Baiters are the people who go around purposefully engaging in activity meant to arouse police suspicion and then act shocked SHOCKED!!! that police accost them. These are the guys who create houses that mimic the energy and heat production of a grow house, or walk through the middle of town with a pistol strapped to their hip and a rifle across their back, or violate a minor law where they know it won't be ignored (often trespassing or a minor traffic infraction). Of course, baiters set it up so that the whole thing is captured on video with the purpose of putting the video online (sometimes they even use the police car video gotten through FOIA requests).

It's a modern day way of counting coup. The baiter usually acts obnoxious and often engages in some sort of passive resistance. The objective is to make the police officer overreact just enough to make him or her look ridiculous. One of the great hypocrisies of this kind of behavior is that it assumes the police are the bad guys, but at the same time relies on their restraint. They want the officer to yell or shove or throw them up against the car and cuff them.  They assume the officer will remain professional enough that she won't beat the crud out of them with her asp, smash the camera phone, and "accidentally" erase the video in her car.

"I'm Not Resisting!"

 One of the most annoying parts of these videos comes when the baiter manages to cause a situation where he can engage in passive resistance. Typically this occurs when the officer has gotten to the point that she is issuing commands to the baiter or actually putting hands on him.  The  baiter will make statements diametrically opposed to reality such as "I'm not refusing to comply" when an officer has ordered him several times to leave a property he's trespassing on (most often as part a protest). Meanwhile, the baiter just stands there, not moving an inch. Even more common is the yell of "I'm not resisting!" as he jams his leg up under the steering wheel so he can't be pulled from the car or tenses his arms to his side so he can't be handcuffed.  I used to look at these and just chuckle a bit. However, after the first fifty or so, it started to get old.  It especially got old as it became clear that the first few people doing this were spawning copycats.

Depending on the flavor of baiter, the genesis of the copycats varies.

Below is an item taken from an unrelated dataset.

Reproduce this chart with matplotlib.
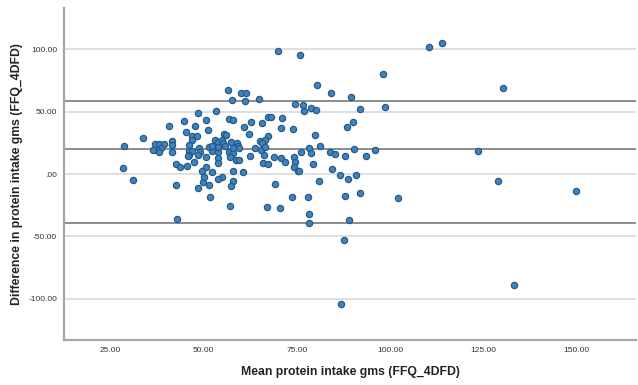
import matplotlib
matplotlib.use("Agg")
import matplotlib.pyplot as plt
from matplotlib.ticker import FuncFormatter

# Bland-Altman: mean vs difference of protein intake (FFQ vs 4DFD)
mean_intake = [
    69.8, 75.7, 110.3, 113.9, 98.0, 130.2, 80.4, 84.2, 89.6, 56.5,
    60.1, 61.3, 57.6, 61.0, 64.8, 74.4, 76.6, 76.8, 78.7, 80.1,
    91.8, 98.6, 53.2, 48.5, 44.8, 50.6, 56.8, 57.9, 67.3, 67.9,
    71.0, 62.6, 65.7, 40.6, 47.6, 51.0, 60.8, 70.7, 73.8, 89.9,
    88.5, 45.3, 62.1, 55.4, 55.9, 46.9, 48.2, 67.3, 66.5, 79.7,
    33.6, 41.6, 46.8, 53.0, 53.9, 54.8, 55.2, 57.2, 59.0, 59.3,
    65.1, 65.7, 63.6, 28.7, 37.0, 38.1, 39.2, 38.5, 37.4, 38.1,
    36.3, 41.6, 41.5, 46.1, 46.1, 48.6, 48.9, 46.8, 46.1, 48.5,
    52.3, 53.7, 51.4, 56.8, 57.7, 57.1, 58.7, 59.5, 57.8, 62.4,
    66.1, 68.8, 70.6, 71.9, 74.2, 74.4, 74.2, 75.2, 76.2, 78.3,
    78.7, 81.2, 83.8, 85.3, 87.8, 90.3, 93.5, 96.0, 123.6, 79.4,
    84.4, 86.5, 88.6, 90.8, 75.5, 80.8, 128.9, 149.9, 73.7, 78.0,
    87.8, 91.8, 102.0, 78.2, 78.2, 89.0, 87.7, 133.1, 86.8, 70.5,
    66.9, 57.0, 51.7, 48.5, 51.3, 49.7, 57.7, 57.4, 55.0, 53.8,
    69.0, 42.6, 31.1, 28.4, 42.7, 42.6, 43.6, 45.4, 47.4, 50.6,
    49.5, 50.1, 52.3, 53.7, 53.7, 57.7, 60.4, 65.9, 67.3, 45.8,
    59.5, 65.3, 66.4, 55.7, 50.6, 52.3, 53.8,
]
diff_intake = [
    98.7, 95.7, 101.7, 104.9, 80.0, 68.6, 71.5, 65.2, 61.9, 67.2,
    65.1, 65.1, 59.2, 58.4, 60.3, 56.3, 55.0, 50.2, 52.6, 51.6,
    52.2, 53.8, 50.2, 49.0, 42.1, 42.9, 44.2, 43.2, 45.4, 45.8,
    44.6, 41.6, 40.5, 38.4, 38.6, 34.9, 37.6, 37.0, 36.0, 41.6,
    37.8, 33.3, 32.2, 32.0, 30.9, 30.6, 30.4, 30.1, 27.2, 31.2,
    28.5, 26.6, 26.9, 27.2, 25.3, 27.2, 24.5, 25.3, 25.0, 22.1,
    26.6, 24.8, 21.0, 22.6, 23.7, 23.7, 23.7, 21.0, 19.2, 17.8,
    19.2, 23.2, 17.9, 23.2, 18.6, 20.8, 17.8, 18.3, 15.1, 15.5,
    18.3, 17.8, 21.8, 17.8, 16.5, 13.3, 11.1, 11.1, 20.5, 14.3,
    15.1, 13.9, 12.5, 9.8, 13.8, 9.5, 5.8, 2.6, 17.8, 20.8,
    17.0, 22.4, 17.8, 15.9, 14.3, 19.7, 14.7, 19.6, 18.1, 7.7,
    3.7, -0.9, -4.1, -0.9, 2.3, -5.9, -5.4, -13.9, -18.5, -18.5,
    -17.5, -15.3, -18.9, -32.4, -39.1, -37.2, -53.0, -89.0, -103.8, -27.6,
    -26.8, -25.7, -18.8, -10.9, -8.9, -6.3, -5.4, -9.5, -2.7, -4.3,
    -8.3, -9.1, -4.6, 4.7, -36.4, 7.9, 5.8, 6.3, 9.3, 5.8,
    2.3, -2.2, 1.8, 12.5, 8.5, 2.3, 1.3, 9.0, 7.7, 14.3,
    20.5, 19.2, 21.8, 22.4, 13.5, 22.7, 21.6,
]

mean_diff = 19.8
upper_loa = 58.6
lower_loa = -39.0

x_ticks = [25, 50, 75, 100, 125, 150]
y_ticks = [-100, -50, 0, 50, 100]


def spss_fmt(v, pos):
    s = f"{v:.2f}"
    if s.startswith("0."):
        s = s[1:]
    elif s.startswith("-0."):
        s = "-" + s[2:]
    return s


plt.rcParams['font.family'] = ['Liberation Sans', 'DejaVu Sans']

fig = plt.figure(figsize=(6.38, 3.85), dpi=100)
ax = fig.add_axes([0.1003, 0.117, 0.897, 0.862])

for yv in y_ticks:
    ax.axhline(yv, color='#dcdcdc', lw=1.3, zorder=1)
for yv in (upper_loa, mean_diff, lower_loa):
    ax.axhline(yv, color='#8c8c8c', lw=1.4, zorder=2)

ax.scatter(mean_intake, diff_intake, s=20, facecolor='#4282bd',
           edgecolor='#235a8a', linewidth=0.9, zorder=3)

ax.set_xlim(12.5, 166)
ax.set_ylim(-133, 133)
ax.set_xticks(x_ticks)
ax.set_yticks(y_ticks)
ax.xaxis.set_major_formatter(FuncFormatter(spss_fmt))
ax.yaxis.set_major_formatter(FuncFormatter(spss_fmt))
ax.tick_params(length=0, labelsize=6, colors='#333333', pad=5)

for side in ('top', 'right'):
    ax.spines[side].set_visible(False)
for side in ('left', 'bottom'):
    ax.spines[side].set_color('#a6a6a6')
    ax.spines[side].set_linewidth(1.6)

ax.set_xlabel('Mean protein intake gms (FFQ_4DFD)', fontsize=8.8,
              fontweight='bold', color='#222222', labelpad=9)
ax.set_ylabel('Difference in protein intake gms (FFQ_4DFD)', fontsize=8.8,
              fontweight='bold', color='#222222', labelpad=3.5)

fig.savefig('out.png', dpi=100)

Open carry baiters are most likely encouraged to act by the various Second Amendment listserves or electronic bulletin boards. Various crusaders for all sorts of (generally leftish) protests find instruction and encouragement all over the internet. Both these groups are cause oriented and their engagement with the police is understandable - if not excusable per se.

The ones that truly bother me are the traffic baiters. They don't seem to have any purpose but to count coup. They are neither defending a right nor trying to further a cause. They're just messing with the cops. Even more disturbing is that there is now an effort in Virginia to recruit people to do this. I've seen it on various community electronic bulletin boards and know there is a web page dedicated to it (no, I won't provide a link).  This is about causing trouble for trouble's sake.